Faced with these situations, the financial institutions could not trust each other and were extra cautious before lending to anyone else. This triggered the credit crunch, which led to the overall economic slowdown. The US is not only the biggest economy in the world but also has close finance and business ties with the UK. This meant that the problems in the US quickly spread to the UK and other European Nations (Shin, 2009, par3).

Northern Rock was the first casualty in the UK. The institution was converted to a bank in 1997 from a mutual building society. On conversion, it could offer all banking services, but it chose to focus on offering mortgages for the purchase of residential properties. Its business strategy prior to the financial crisis focused more on mortgage-backed securities. This meant securitization as well as a funding strategy that relied mainly on wholesale money, which is secured through assets and, by extension, the inclusion of other funding from the capital markets. Though the bank was listed as the seventh-largest mortgage lender in the UK, its market share was growing immensely. Indeed, the bank accounted for a quarter of the mortgage lending in the first three months of 2007 (Santos, 2008, par4).

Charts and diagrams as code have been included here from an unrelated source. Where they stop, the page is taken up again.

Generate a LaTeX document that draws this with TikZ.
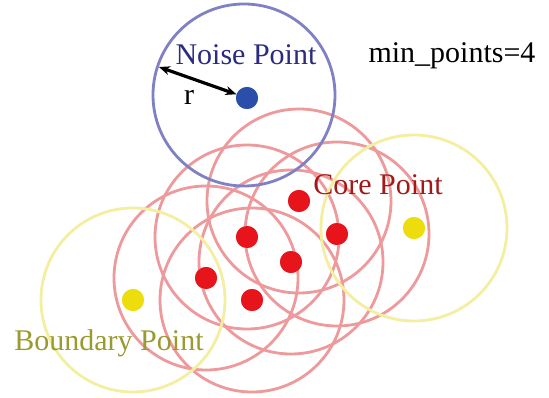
\documentclass[tikz,border=0pt]{standalone}
\usepackage{fontspec}
\setmainfont{Liberation Serif}
\usetikzlibrary{arrows.meta}
\definecolor{noiseblue}{HTML}{2A4FAA}
\definecolor{noisering}{HTML}{8080C4}
\definecolor{noisetext}{HTML}{2B2B80}
\definecolor{corered}{HTML}{E8141C}
\definecolor{corering}{HTML}{EE9A9C}
\definecolor{coretext}{HTML}{A51818}
\definecolor{bndyellow}{HTML}{EEDD0C}
\definecolor{bndring}{HTML}{F4EFA0}
\definecolor{bndtext}{HTML}{9A9A30}
\tikzset{
  dot/.style={circle, inner sep=0pt, minimum size=22pt, fill=#1, draw=none},
  ring/.style={draw=#1, line width=2.8pt},
  lbl/.style={anchor=base, inner sep=0pt, font=\fontsize{30}{36}\selectfont}
}
\begin{document}
\begin{tikzpicture}[x=1pt,y=-1pt]
\useasboundingbox (0,0) rectangle (549,398);
\fill[white] (0,0) rectangle (549,398);
% points
\node[dot=corered] (c1) at (299,201) {};
\node[dot=corered] (c2) at (247,237) {};
\node[dot=corered] (c3) at (337,234) {};
\node[dot=corered] (c4) at (291,262) {};
\node[dot=corered] (c5) at (206,278) {};
\node[dot=corered] (c6) at (252,300) {};
\node[dot=bndyellow] (b1) at (133,300) {};
\node[dot=bndyellow] (b2) at (414,228) {};
\node[dot=noiseblue] (n) at (247,98) {};
% rings
\foreach \p in {c1,c2,c3,c4,c5,c6}
  \draw[ring=corering] (\p.center) circle (92);
\draw[ring=bndring] (b1.center) circle (92);
\draw[ring=bndring] (b2.center) circle (93);
\draw[ring=noisering] (244,95) circle (91);
% redraw dots on top
\foreach \p/\c in {c1/corered,c2/corered,c3/corered,c4/corered,c5/corered,c6/corered,b1/bndyellow,b2/bndyellow,n/noiseblue}
  \fill[\c] (\p) circle (11);
% radius arrow
\coordinate (edge) at (159,67);
\draw[line width=3.2pt, {Stealth[length=11pt,width=9pt]}-{Stealth[length=11pt,width=9pt]}] (edge) -- (n);
% labels
\node[lbl, text=noisetext] (tn) at (246,65) {Noise Point};
\node[lbl] (tr) at (189,105) {r};
\node[lbl] (tm) at (452,63) {min\_points=4};
\node[lbl, text=coretext] (tc) at (378,195) {Core Point};
\node[lbl, text=bndtext] (tb) at (109,350) {Boundary Point};
\end{tikzpicture}
\end{document}
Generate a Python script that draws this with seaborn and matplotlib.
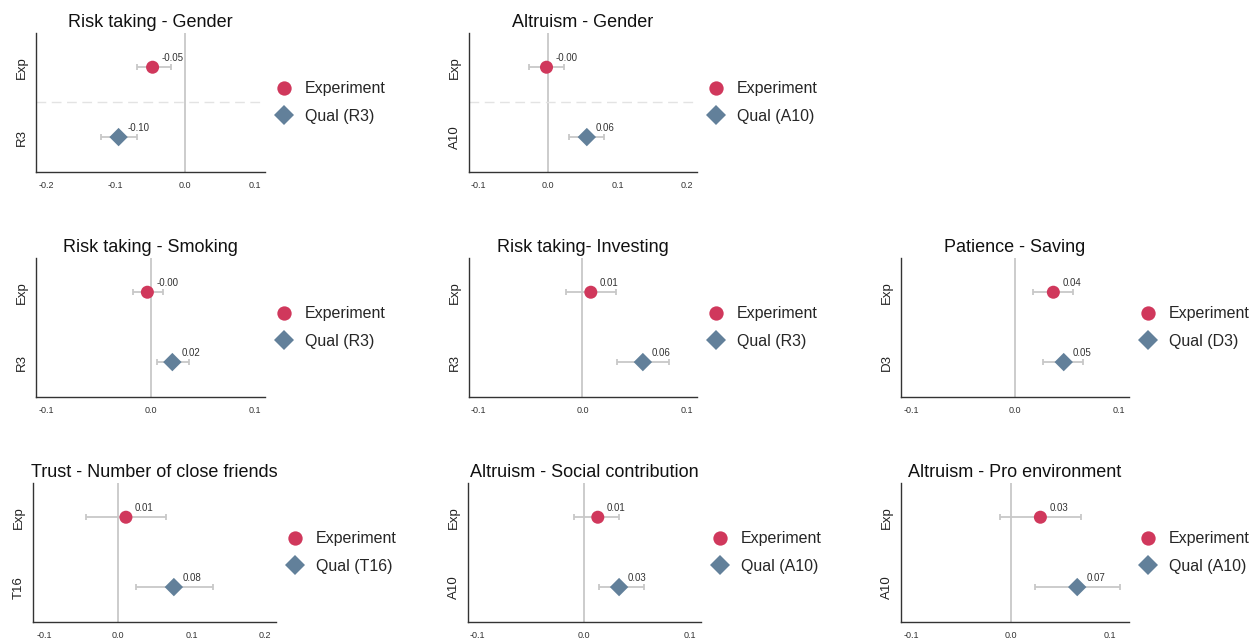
import numpy as np
import pandas as pd
import matplotlib
matplotlib.use('Agg')
import matplotlib.pyplot as plt
import seaborn as sns

# panel titles and qualitative item codes
titles = ['Risk taking - Gender', 'Altruism - Gender',
          'Risk taking - Smoking', 'Risk taking- Investing', 'Patience - Saving',
          'Trust - Number of close friends', 'Altruism - Social contribution',
          'Altruism - Pro environment']
qual_codes = ['R3', 'A10', 'R3', 'R3', 'D3', 'T16', 'A10', 'A10']

# estimates and confidence intervals
exp_est = [-0.047, -0.002, -0.003, 0.008, 0.037, 0.011, 0.013, 0.030]
exp_lo = [-0.070, -0.027, -0.017, -0.016, 0.017, -0.043, -0.009, -0.011]
exp_hi = [-0.021, 0.023, 0.012, 0.032, 0.056, 0.065, 0.033, 0.071]
qual_est = [-0.096, 0.056, 0.021, 0.058, 0.047, 0.076, 0.033, 0.067]
qual_lo = [-0.122, 0.031, 0.006, 0.033, 0.027, 0.024, 0.014, 0.025]
qual_hi = [-0.070, 0.080, 0.037, 0.083, 0.066, 0.129, 0.056, 0.110]

x_ticks = [[-0.2, -0.1, 0.0, 0.1], [-0.1, 0.0, 0.1, 0.2],
           [-0.1, 0.0, 0.1], [-0.1, 0.0, 0.1], [-0.1, 0.0, 0.1],
           [-0.1, 0.0, 0.1, 0.2], [-0.1, 0.0, 0.1], [-0.1, 0.0, 0.1]]
x_lims = [(-0.215, 0.115), (-0.1135, 0.2145), (-0.11, 0.11), (-0.109, 0.11),
          (-0.11, 0.11), (-0.115, 0.2145), (-0.109, 0.11), (-0.11, 0.119)]

# axes boxes in pixels: left, right, top, bottom
boxes = [(36, 265, 33, 172), (469, 697, 33, 172),
         (36, 265, 258, 397), (469, 697, 258, 397), (901, 1129, 258, 397),
         (33, 276, 483, 622), (468, 701, 483, 622), (901, 1129, 483, 622)]

RED = '#D0385C'
BLUE = '#62809A'
W, H = 1254, 642

sns.set_theme(style='white')
plt.rcParams['font.family'] = ['Liberation Sans', 'DejaVu Sans']
plt.rcParams['axes.unicode_minus'] = False

fig = plt.figure(figsize=(W / 100, H / 100), dpi=100)

for i in range(len(titles)):
    l, r, t, b = boxes[i]
    ax = fig.add_axes([l / W, 1 - b / H, (r - l) / W, (b - t) / H])

    df = pd.DataFrame({
        'est': [exp_est[i], qual_est[i]],
        'lo': [exp_lo[i], qual_lo[i]],
        'hi': [exp_hi[i], qual_hi[i]],
        'pos': [1, 0],
        'group': ['Experiment', 'Qual ({})'.format(qual_codes[i])],
    })

    ax.axvline(0, color='#c4c4c4', lw=1.2, zorder=0)
    if 'Gender' in titles[i]:
        ax.axhline(0.5, color='#e3e3e3', lw=1.0, ls=(0, (7, 4)), zorder=0)

    ax.errorbar(df['est'], df['pos'],
                xerr=[df['est'] - df['lo'], df['hi'] - df['est']],
                fmt='none', ecolor='#c8c8c8', elinewidth=1.3,
                capsize=2, capthick=1.3, zorder=1)

    sns.scatterplot(data=df, x='est', y='pos', hue='group', style='group',
                    markers=['o', 'D'], palette=[RED, BLUE], s=88,
                    linewidth=0, ax=ax, zorder=3)

    for _, row in df.iterrows():
        ax.annotate('{:.2f}'.format(row['est']), (row['est'], row['pos']),
                    xytext=(6.5, 3), textcoords='offset points',
                    ha='left', va='bottom', fontsize=7, color='#333333')

    ax.set_xlim(x_lims[i])
    ax.set_ylim(-0.5, 1.49)
    ax.set_xticks(x_ticks[i])
    ax.set_xticklabels(['{:.1f}'.format(v) for v in x_ticks[i]],
                       fontsize=6.5, color='#333333')
    ax.set_yticks([1, 0])
    ax.set_yticklabels(['Exp', qual_codes[i]], rotation=90, va='center',
                       fontsize=9.5, color='#222222')
    ax.tick_params(axis='x', length=3.5, width=0.8, color='#555555', pad=3)
    ax.tick_params(axis='y', length=4, width=0.8, color='#333333', pad=2)
    ax.set_xlabel('')
    ax.set_ylabel('')
    ax.set_title(titles[i], fontsize=13, pad=4, color='#111111')

    sns.despine(ax=ax)
    for sp in ['left', 'bottom']:
        ax.spines[sp].set_color('#333333')
        ax.spines[sp].set_linewidth(1.0)

    sns.move_legend(ax, 'center left', bbox_to_anchor=(1.0, 0.5),
                    frameon=False, title=None, fontsize=11.5,
                    borderaxespad=0, borderpad=0.2, handlelength=2.0,
                    handletextpad=0.3, labelspacing=0.78, markerscale=1.1)

plt.savefig('out.png', dpi=100)
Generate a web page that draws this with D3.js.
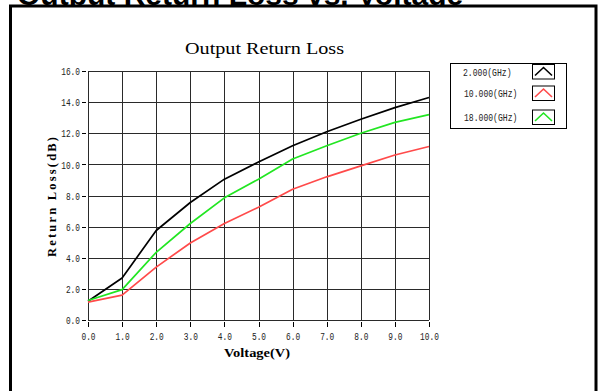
<!DOCTYPE html>
<html>
<head>
<meta charset="utf-8">
<script src="https://cdn.jsdelivr.net/npm/d3@7"></script>
<style>
  html, body { margin: 0; padding: 0; background: #fff; }
  svg { display: block; }
</style>
</head>
<body>
<svg id="chart" width="602" height="391"></svg>
<script>
// Voltage sweep (V)
const voltages = [0, 1, 2, 3, 4, 5, 6, 7, 8, 9, 10];
// Return loss (dB) at each voltage, one array per frequency
const rl2GHz  = [1.2, 2.7, 5.75, 7.55, 9.05, 10.15, 11.2, 12.1, 12.9, 13.65, 14.3];
const rl10GHz = [1.15, 1.6, 3.4, 4.95, 6.2, 7.25, 8.4, 9.2, 9.9, 10.6, 11.15];
const rl18GHz = [1.25, 1.95, 4.35, 6.2, 7.85, 9.05, 10.35, 11.2, 12.0, 12.7, 13.2];
const seriesNames = ["2.000(GHz)", "10.000(GHz)", "18.000(GHz)"];
const seriesColors = ["#000000", "#ff4a4a", "#22e622"];
const xTicks = [0, 1, 2, 3, 4, 5, 6, 7, 8, 9, 10];
const yTicks = [0, 2, 4, 6, 8, 10, 12, 14, 16];

const series = [rl2GHz, rl10GHz, rl18GHz].map((vals, i) => ({
  name: seriesNames[i],
  color: seriesColors[i],
  points: vals.map((v, j) => [voltages[j], v])
}));

const svg = d3.select("#chart");

// outer frame and the page heading running under its top edge
svg.append("text")
  .attr("x", 17).attr("y", 5)
  .attr("font-family", "Liberation Sans, Arial, sans-serif")
  .attr("font-weight", "bold")
  .attr("font-size", 30)
  .attr("fill", "#000")
  .text("Output Return Loss vs. Voltage");

svg.append("rect")
  .attr("x", 10.5).attr("y", 6)
  .attr("width", 585.5).attr("height", 400)
  .attr("fill", "#fff")
  .attr("stroke", "#000")
  .attr("stroke-width", 3);

const x = d3.scaleLinear().domain([0, 10]).range([88, 429]);
const y = d3.scaleLinear().domain([0, 16]).range([320, 71]);

const mono = "Liberation Mono, DejaVu Sans Mono, monospace";
const serif = "Liberation Serif, DejaVu Serif, serif";

// chart title
svg.append("text")
  .attr("x", 185).attr("y", 54)
  .attr("font-family", serif)
  .attr("font-size", 16)
  .attr("textLength", 159)
  .attr("lengthAdjust", "spacingAndGlyphs")
  .text("Output Return Loss");

// grid
const grid = svg.append("g").attr("stroke", "#2a2a2a").attr("stroke-width", 1).attr("shape-rendering", "crispEdges");
grid.selectAll(".vx").data(xTicks).join("line")
  .attr("x1", d => Math.round(x(d)) + 0.5).attr("x2", d => Math.round(x(d)) + 0.5)
  .attr("y1", y(16)).attr("y2", y(0));
grid.selectAll(".hy").data(yTicks).join("line")
  .attr("y1", d => Math.round(y(d)) + 0.5).attr("y2", d => Math.round(y(d)) + 0.5)
  .attr("x1", x(0)).attr("x2", x(10));

// y axis: major ticks with labels, minor ticks every 0.5
const yAxisG = svg.append("g").attr("transform", "translate(86,0)");
yAxisG.call(d3.axisLeft(y).tickValues(d3.range(0, 16.01, 0.5)).tickSize(2.5).tickFormat(""));
yAxisG.call(d3.axisLeft(y).tickValues(yTicks).tickSize(4).tickPadding(2).tickFormat(d3.format(".1f")));
yAxisG.selectAll(".domain").remove();
yAxisG.selectAll("line").attr("stroke", "#000").attr("shape-rendering", "crispEdges");
yAxisG.selectAll("text")
  .attr("font-family", mono).attr("font-size", 11.5).attr("fill", "#222")
  .attr("textLength", function() { return this.textContent.length * 4.7; })
  .attr("lengthAdjust", "spacingAndGlyphs");

// x axis: major ticks with labels, minor ticks every 0.2
const xAxisG = svg.append("g").attr("transform", "translate(0,322)");
xAxisG.call(d3.axisBottom(x).tickValues(d3.range(0, 10.01, 0.2)).tickSize(3).tickFormat(""));
xAxisG.call(d3.axisBottom(x).tickValues(xTicks).tickSize(5).tickPadding(4).tickFormat(d3.format(".1f")));
xAxisG.selectAll(".domain").remove();
xAxisG.selectAll("line").attr("stroke", "#000").attr("shape-rendering", "crispEdges");
xAxisG.selectAll("text")
  .attr("font-family", mono).attr("font-size", 11.5).attr("fill", "#222")
  .attr("y", 17.5).attr("dy", 0)
  .attr("textLength", function() { return this.textContent.length * 4.7; })
  .attr("lengthAdjust", "spacingAndGlyphs");

// axis titles
svg.append("text")
  .attr("x", 257).attr("y", 357)
  .attr("text-anchor", "middle")
  .attr("font-family", serif).attr("font-weight", "bold").attr("font-size", 13)
  .attr("textLength", 66).attr("lengthAdjust", "spacingAndGlyphs")
  .text("Voltage(V)");

svg.append("text")
  .attr("transform", "translate(56,197) rotate(-90)")
  .attr("text-anchor", "middle")
  .attr("font-family", serif).attr("font-weight", "bold").attr("font-size", 12.5)
  .attr("textLength", 120).attr("lengthAdjust", "spacing")
  .text("Return Loss(dB)");

// data lines
const line = d3.line().x(d => x(d[0])).y(d => y(d[1]));
svg.append("g").selectAll("path").data(series).join("path")
  .attr("d", d => line(d.points))
  .attr("fill", "none")
  .attr("stroke", d => d.color)
  .attr("stroke-width", 1.7)
  .attr("stroke-linejoin", "round");

// legend
const legend = svg.append("g");
legend.append("rect")
  .attr("x", 450.5).attr("y", 63.5).attr("width", 116).attr("height", 65)
  .attr("fill", "#fff").attr("stroke", "#000").attr("stroke-width", 1);
const rowY = [71.5, 93, 117];
const items = legend.selectAll(".item").data(series).join("g")
  .attr("transform", (d, i) => `translate(0,${rowY[i]})`);
items.append("text")
  .attr("x", (d, i) => i === 0 ? 463 : 464).attr("y", 4)
  .attr("font-family", mono).attr("font-size", 11.5).attr("fill", "#222")
  .attr("textLength", d => d.name.length * 4.85)
  .attr("lengthAdjust", "spacingAndGlyphs")
  .text(d => d.name);
items.append("rect")
  .attr("x", 532.5).attr("y", -7).attr("width", 22).attr("height", 14.5)
  .attr("fill", "#fff").attr("stroke", "#000").attr("stroke-width", 1);
items.append("path")
  .attr("d", "M535,4 L543.5,-4 L552,4")
  .attr("fill", "none")
  .attr("stroke", d => d.color)
  .attr("stroke-width", 1.6);
</script>
</body>
</html>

In the period leading to the financial crisis, the bank had employed aggressive marketing strategies that saw the lending books swell to unprecedented levels. The bank had assets valued above £100 billion, which had been accumulated over the ten year period as the growth levels were maintained at levels averaging at 20% for the entire period (Shin, 2009, par5). This growth in mortgage lending was far above the banks growth in deposits.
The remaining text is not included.